Published online by Cambridge University Press: 20 January 2022
There are more questions than answers
In my introduction to this volume, I suggested that a significant proportion of people living on low incomes in the UK and the US are effectively ‘locked out’ of the activities that enable a decent quality of life because of a lack of adequate transport. In the minds of myself and my fellow contributors to this volume, many of whom work on the frontline to assist such individuals, there is no doubt that this is the case.
The statistical evidence shows that people living on the lowest incomes, in both the UK and the US, spend a far greater (and often punitively high) proportion of their income to travel less often and over shorter distances than the average population. They also disproportionately suffer the disutility of our car-dominant transport systems. This is not only in terms of their over-exposure to noise, air pollution and accidents, but because of diminishing and increasingly unaffordable public transport services combined with a decline in local shops and amenities in the areas where they live. The effect of this ‘travel poverty’ is to significantly reduce their life chances because of a reduced opportunity to access a decent education, gainful employment, healthcare services and other amenities. In this way, the inequalities that are already evident within this sector of the population are reinforced.

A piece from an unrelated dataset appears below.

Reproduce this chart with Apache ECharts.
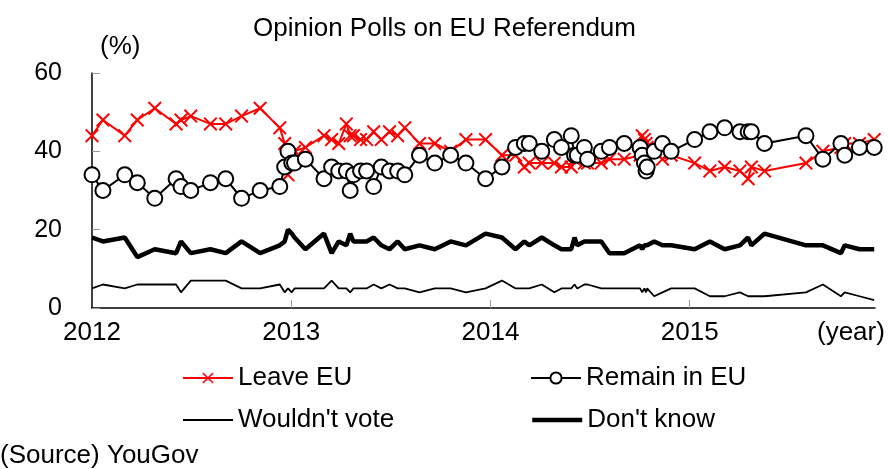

In the past, transport policies have been blind to such issues because the theories and models that have informed them were more concerned with the efficient operation and maintenance of the system than meeting the accessibility needs of the people using it. Similarly, professionals concerning themselves with the antipoverty and social welfare agenda have failed to recognise and address the important and dynamic role of transportation in creating and reinforcing social and economic disadvantage. This situation is now changing on both sides of the Atlantic; new policy and legislative frameworks are being developed in both countries in an attempt to address this previous oversight.
Clearly, US policy and practice is more advanced in this respect and the UK policy makers and practitioners have much to learn from the experiences of their US counterparts.